Instance methods in Java - Time & Space Complexity
We want to understand how the time it takes to run instance methods changes as the input grows.
How does calling an instance method affect the program's speed when data size changes?
Analyze the time complexity of the following code snippet.
public class Counter {
private int count = 0;
public void increment() {
count++;
}
public int getCount() {
return count;
}
}
This code defines an instance method that increases a number and another that returns it.
Look for loops or repeated actions inside the methods.
- Primary operation: Simple increment or return of a value.
- How many times: Each method runs once per call, no loops inside.
Since the methods do a fixed small task, time does not grow with input size.

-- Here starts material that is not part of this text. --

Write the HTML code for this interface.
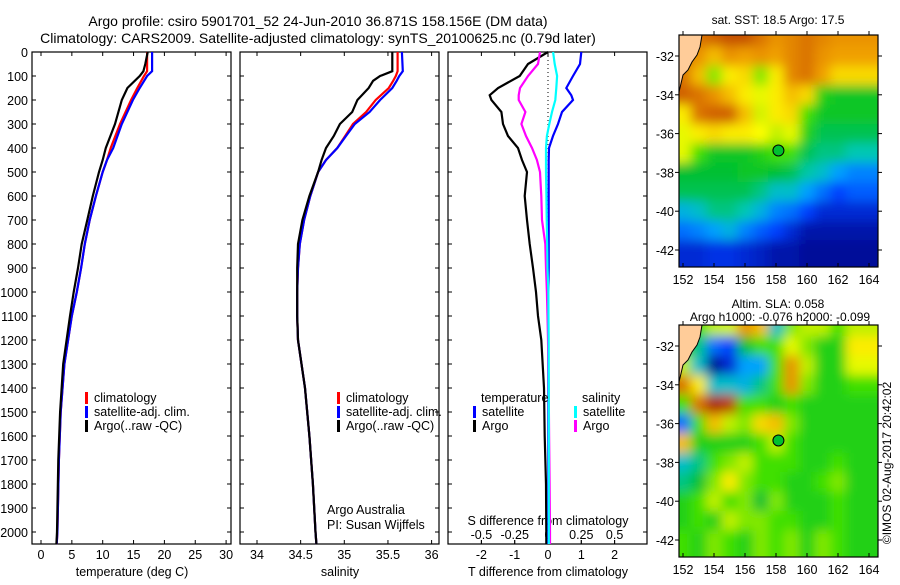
<!DOCTYPE html>
<html><head><meta charset="utf-8">
<style>
body{margin:0;background:#fff;}
svg text{font-family:"Liberation Sans",sans-serif;fill:#000;}
</style></head>
<body>
<svg id="fig" width="900" height="580" viewBox="0 0 900 580" xmlns="http://www.w3.org/2000/svg">
<defs>
<filter id="blur" x="-10%" y="-10%" width="120%" height="120%"><feGaussianBlur stdDeviation="5.5"/></filter>
<clipPath id="clip1"><rect x="679" y="35" width="199" height="232"/></clipPath>
<clipPath id="clip2"><rect x="679" y="325" width="199" height="232"/></clipPath>
</defs>
<text x="318" y="26" font-size="14" text-anchor="middle">Argo profile: csiro 5901701_52 24-Jun-2010 36.871S 158.156E (DM data)</text>
<text x="318" y="43" font-size="14" text-anchor="middle">Climatology: CARS2009. Satellite-adjusted climatology: synTS_20100625.nc (0.79d later)</text>
<g id="g"></g>
</svg>
<script>
// ---- profile data ----
const tDepth   = [0,50,80,100,150,200,300,400,450,500,600,700,800,900,1000,1100,1300,1500,1700,2000,2050];
const tArgo    = [17.3,16.9,16.6,16.0,14.0,13.1,12.0,10.5,10.0,9.4,8.4,7.5,6.6,6.0,5.3,4.7,3.6,3.1,2.8,2.6,2.5];
const tSat     = [18.0,18.0,18.0,17.2,16.0,14.9,13.1,11.7,10.7,10.0,8.9,7.9,7.1,6.5,5.8,5.0,3.8,3.2,2.9,2.65,2.55];
const tClim    = [17.2,17.2,17.2,16.7,15.6,14.6,12.8,11.3,10.7,10.0,8.9,7.9,7.1,6.5,5.8,5.0,3.8,3.2,2.9,2.65,2.55];
const sDepth   = [0,80,100,120,150,200,250,300,350,400,450,500,600,700,800,900,1000,1100,1200,1400,1600,1800,2000,2050];
const sArgo    = [35.55,35.55,35.41,35.33,35.28,35.15,35.09,34.95,34.88,34.79,34.74,34.70,34.60,34.52,34.47,34.46,34.46,34.46,34.47,34.55,34.60,34.64,34.67,34.68];
const sSat     = [35.66,35.67,35.63,35.60,35.55,35.41,35.29,35.12,35.02,34.92,34.79,34.70,34.61,34.54,34.49,34.47,34.46,34.46,34.47,34.55,34.60,34.64,34.67,34.68];
const sClim    = [35.61,35.61,35.59,35.56,35.51,35.36,35.25,35.10,35.01,34.92,34.79,34.70,34.61,34.54,34.49,34.47,34.46,34.46,34.47,34.55,34.60,34.64,34.67,34.68];
// ---- difference data ----
const dDepth   = [0,50,100,150,180,200,250,300,350,400,450,500,600,700,800,900,1000,1100,1200,1400,1600,1800,2000,2050];
const dTArgo   = [0,-0.6,-0.85,-1.5,-1.75,-1.7,-1.4,-1.35,-1.2,-0.9,-0.78,-0.63,-0.7,-0.63,-0.55,-0.45,-0.36,-0.3,-0.2,-0.12,-0.1,-0.06,-0.05,-0.05];
const dTSat    = [1.0,0.96,0.75,0.55,0.7,0.75,0.42,0.3,0.15,0.03,0.02,0.02,0.02,0.02,0.02,0.02,0.01,0.01,0.01,0.01,0.01,0.01,0.01,0.01];
const dSArgo   = [-0.06,-0.075,-0.15,-0.21,-0.22,-0.22,-0.17,-0.2,-0.165,-0.12,-0.083,-0.06,-0.05,-0.045,-0.02,-0.015,-0.008,-0.004,0,0.005,0.008,0.012,0.015,0.015];
const dSSat    = [0.038,0.05,0.068,0.062,0.058,0.055,0.03,0.01,-0.008,-0.015,-0.015,-0.015,-0.012,-0.01,-0.006,-0.004,0.003,0.004,0.005,0.006,0.006,0.006,0.006,0.006];
// ---- axis ticks ----
const depthTicks = [0,100,200,300,400,500,600,700,800,900,1000,1100,1200,1300,1400,1500,1600,1700,1800,1900,2000];
const tempTicks = [0,5,10,15,20,25,30];
const salTicks = ["34","34.5","35","35.5","36"];
const dTTicks = [-2,-1,0,1,2];
const dSTicks = ["-0.5","-0.25","0","0.25","0.5"];
const lonTicks = [152,154,156,158,160,162,164];
const latTicks = [-32,-34,-36,-38,-40,-42];
// ---- map grids (normalised colour index, rows lat -31..-42, cols lon 152..163) ----
const sstGrid = [
[.85,.85,.88,.9,.9,.85,.8,.82,.85,.82,.8,.8],
[.85,.8,.75,.8,.78,.8,.78,.82,.85,.8,.78,.78],
[.85,.75,.55,.7,.72,.55,.7,.82,.85,.78,.72,.72],
[.88,.85,.8,.75,.7,.65,.7,.75,.72,.45,.42,.42],
[.7,.85,.88,.88,.75,.62,.7,.72,.5,.42,.42,.42],
[.65,.7,.72,.7,.7,.68,.6,.65,.45,.38,.38,.38],
[.65,.5,.42,.42,.42,.45,.5,.5,.38,.35,.35,.32],
[.4,.4,.4,.4,.42,.42,.4,.38,.33,.3,.25,.22],
[.38,.38,.38,.38,.38,.35,.3,.3,.25,.2,.15,.18],
[.28,.3,.35,.35,.32,.28,.22,.2,.15,.1,.1,.1],
[.2,.22,.25,.28,.22,.18,.15,.1,.05,.05,.05,.05],
[.1,.1,.12,.12,.1,.08,.05,.05,.03,.03,.03,.03]];
const slaGrid = [
[.45,.5,.6,.62,.8,.75,.3,.55,.6,.6,.5,.6],
[.45,.35,.2,.15,.4,.5,.5,.65,.55,.45,.45,.7],
[.6,.3,.02,.1,.25,.25,.5,.8,.6,.45,.45,.65],
[.85,.7,.3,.3,.28,.35,.5,.8,.55,.45,.45,.5],
[.5,.85,.95,.92,.5,.5,.45,.5,.45,.45,.45,.45],
[.2,.5,.75,.6,.55,.72,.75,.55,.45,.45,.45,.45],
[.75,.45,.45,.45,.45,.5,.6,.5,.45,.45,.45,.45],
[.3,.35,.5,.55,.6,.5,.5,.5,.45,.45,.5,.45],
[.35,.4,.55,.7,.55,.5,.5,.45,.45,.5,.55,.45],
[.45,.5,.6,.5,.55,.4,.55,.45,.45,.45,.5,.45],
[.45,.5,.45,.6,.55,.55,.5,.5,.45,.45,.5,.45],
[.5,.45,.55,.5,.45,.55,.5,.55,.45,.55,.5,.45]];
const floatLon = 158.156, floatLat = -36.871;

const NS="http://www.w3.org/2000/svg";
const G=document.getElementById('g');
function mk(tag,attrs,parent){const e=document.createElementNS(NS,tag);for(const k in attrs)e.setAttribute(k,attrs[k]);(parent||G).appendChild(e);return e;}
const yD=d=>52+d*0.24;
const xT=t=>41+t*6.17;
const xS=s=>257+(s-34)*87.3;
const xdT=t=>548+t*33.3;
const xdS=s=>548+s*133.2;

function frame(x,y,w,h,name){const r=mk('rect',{x:x,y:y,width:w,height:h,fill:'none',stroke:'#000','stroke-width':1.2});

}
function txt(x,y,s,size,anchor,name){const t=mk('text',{x:x,y:y,'font-size':size,'text-anchor':anchor||'middle'});t.textContent=s;

return t;}
function line(xs,ys,col,name,w){let d='';for(let i=0;i<xs.length;i++)d+=(i?'L':'M')+xs[i].toFixed(1)+','+ys[i].toFixed(1);
const p=mk('path',{d:d,fill:'none',stroke:col,'stroke-width':w||2.2,'stroke-linejoin':'miter'});

}

// panels
const panels=[[32,'temperature-panel'],[240,'salinity-panel'],[448,'difference-panel']];
panels.forEach(([x0,n])=>{frame(x0,52,199,492,n+'-frame');
 depthTicks.forEach(d=>{mk('line',{x1:x0,x2:x0+4,y1:yD(d),y2:yD(d),stroke:'#000'});mk('line',{x1:x0+199,x2:x0+195,y1:yD(d),y2:yD(d),stroke:'#000'});});});
depthTicks.forEach(d=>txt(28,yD(d)+5,String(d),12.5,'end','depth-tick-label'));
// temp axis
tempTicks.forEach(t=>{mk('line',{x1:xT(t),x2:xT(t),y1:544,y2:540,stroke:'#000'});mk('line',{x1:xT(t),x2:xT(t),y1:52,y2:56,stroke:'#000'});txt(xT(t),559,String(t),12.5,'middle','temp-tick-label');});
txt(132,576,'temperature (deg C)',12.5,'middle','temperature-axis-title');
salTicks.forEach(s=>{const x=xS(parseFloat(s));mk('line',{x1:x,x2:x,y1:544,y2:540,stroke:'#000'});mk('line',{x1:x,x2:x,y1:52,y2:56,stroke:'#000'});txt(x,559,s,12.5,'middle','salinity-tick-label');});
txt(340,576,'salinity',12.5,'middle','salinity-axis-title');
dTTicks.forEach(t=>{const x=xdT(t);mk('line',{x1:x,x2:x,y1:544,y2:540,stroke:'#000'});mk('line',{x1:x,x2:x,y1:52,y2:56,stroke:'#000'});txt(x,559,String(t),12.5,'middle','t-diff-tick-label');});
dSTicks.forEach(s=>{const x=xdS(parseFloat(s));mk('line',{x1:x,x2:x,y1:544,y2:540,stroke:'#000'});txt(x,539,s,12.5,'middle','s-diff-tick-label');});
txt(548,525,'S difference from climatology',12.5,'middle','s-diff-axis-title');
txt(548,576,'T difference from climatology',12.5,'middle','t-diff-axis-title');
mk('line',{x1:548,x2:548,y1:52,y2:300,stroke:'#000','stroke-dasharray':'1,3'});

// series
line(tClim.map(xT),tDepth.map(yD),'#f00','temp-climatology-line');
line(tSat.map(xT),tDepth.map(yD),'#00f','temp-satellite-line');
line(tArgo.map(xT),tDepth.map(yD),'#000','temp-argo-line');
line(sClim.map(xS),sDepth.map(yD),'#f00','sal-climatology-line');
line(sSat.map(xS),sDepth.map(yD),'#00f','sal-satellite-line');
line(sArgo.map(xS),sDepth.map(yD),'#000','sal-argo-line');
line(dTArgo.map(xdT),dDepth.map(yD),'#000','t-diff-argo-line');
line(dTSat.map(xdT),dDepth.map(yD),'#00f','t-diff-satellite-line');
line(dSArgo.map(xdS),dDepth.map(yD),'#f0f','s-diff-argo-line');
line(dSSat.map(xdS),dDepth.map(yD),'#0ff','s-diff-satellite-line');

// legends
function leg(x,y,col,label,name){const r=mk('rect',{x:x,y:y-10,width:3,height:12,fill:col});


txt(x+9,y,label,12.5,'start',name+'-label');}
[[85,'temp-legend'],[337,'sal-legend']].forEach(([x,n])=>{
 leg(x,402,'#f00','climatology',n+'-climatology');
 leg(x,416,'#00f','satellite-adj. clim.',n+'-satellite');
 leg(x,430,'#000','Argo(..raw -QC)',n+'-argo');});
txt(481,402,'temperature',12.5,'start','diff-legend-temperature-heading');
leg(473,416,'#00f','satellite','diff-legend-temp-satellite');
leg(473,430,'#000','Argo','diff-legend-temp-argo');
txt(582,402,'salinity',12.5,'start','diff-legend-salinity-heading');
leg(574,416,'#0ff','satellite','diff-legend-sal-satellite');
leg(574,430,'#f0f','Argo','diff-legend-sal-argo');
txt(327,514,'Argo Australia',12.5,'start','credit-argo-australia');
txt(327,529,'PI: Susan Wijffels',12.5,'start','credit-pi');

// maps
const stops=[[0,[0,0,127]],[.15,[0,64,255]],[.25,[0,160,255]],[.32,[0,200,180]],[.4,[0,192,48]],[.5,[64,224,0]],[.6,[192,240,0]],[.68,[255,255,0]],[.78,[240,160,0]],[.88,[208,96,0]],[1,[144,0,0]]];
function cmap(v){for(let i=1;i<stops.length;i++){if(v<=stops[i][0]){const a=stops[i-1],b=stops[i],f=(v-a[0])/(b[0]-a[0]);return 'rgb('+a[1].map((c,k)=>Math.round(c+(b[1][k]-c)*f)).join(',')+')';}}return 'rgb(144,0,0)';}
function drawMap(grid,oy,clip,name,title1,title2){
 const x0=679,w=199,y0=35+oy,h=232;
 const xL=lon=>683+(lon-152)*15.5, yL=lat=>56+oy+(-32-lat)*19.4;
 const gc=mk('g',{'clip-path':'url(#'+clip+')'});
 
 
 const gb=mk('g',{filter:'url(#blur)'},gc);
 grid.forEach((row,r)=>row.forEach((v,c)=>{
  let x=xL(151.5+c), y=yL(-30.5-r), cw=15.5, ch=19.4;
  if(c===0){x-=30;cw+=30;} if(c===row.length-1)cw+=40;
  if(r===0){y-=30;ch+=30;} if(r===grid.length-1)ch+=30;
  const cell=mk('rect',{x:x,y:y,width:cw+0.5,height:ch+0.5,fill:cmap(v)},gb);
  
  
 }));
 const land=mk('path',{d:`M679,${y0} L702,${y0} L700,${y0+12} L697,${y0+20} L692,${y0+27} L688,${y0+35} L683,${y0+40} L679,${y0+57} Z`,fill:'#ffcc99',stroke:'#000','stroke-width':1},gc);
 
 
 frame(x0,y0,w,h,name+'-frame');
 lonTicks.forEach(l=>{mk('line',{x1:xL(l),x2:xL(l),y1:y0+h,y2:y0+h-4,stroke:'#000'});mk('line',{x1:xL(l),x2:xL(l),y1:y0,y2:y0-4,stroke:'#000'});txt(xL(l),y0+h+17,String(l),12.5,'middle',name+'-lon-tick');});
 latTicks.forEach(l=>{mk('line',{x1:x0,x2:x0-4,y1:yL(l),y2:yL(l),stroke:'#000'});mk('line',{x1:x0+w,x2:x0+w+4,y1:yL(l),y2:yL(l),stroke:'#000'});txt(x0-5,yL(l)+5,String(l),12.5,'end',name+'-lat-tick');});
 const c=mk('circle',{cx:xL(floatLon),cy:yL(floatLat),r:5.5,fill:'#00c030',stroke:'#000','stroke-width':1});
 
 
 if(title2){txt(778,y0-17,title1,12,'middle',name+'-title');txt(780,y0-4,title2,12,'middle',name+'-subtitle');}
 else txt(778,y0-11,title1,12,'middle',name+'-title');
}
drawMap(sstGrid,0,'clip1','sst-map','sat. SST: 18.5 Argo: 17.5');
drawMap(slaGrid,290,'clip2','sla-map','Altim. SLA: 0.058','Argo h1000: -0.076 h2000: -0.099');
const cr=txt(0,0,'©IMOS 02-Aug-2017 20:42:02',12,'middle','copyright-stamp');
cr.setAttribute('transform','translate(891,463) rotate(-90)');
</script>
</body></html>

| Input Size (n) | Approx. Operations |
|---|---|
| 10 | 1 simple step |
| 100 | 1 simple step |
| 1000 | 1 simple step |
Pattern observation: Time grows directly with how many times you call the method, but each call is very fast and simple.
Time Complexity: O(1)
This means each instance method call takes the same small amount of time, no matter the input size.
[X] Wrong: "Instance methods always take longer if the object has more data."
[OK] Correct: The time depends on what the method does, not just the object size. Simple methods run quickly regardless.
Understanding how instance methods work helps you explain code efficiency clearly and confidently in interviews.
"What if the instance method included a loop over a list inside the object? How would the time complexity change?"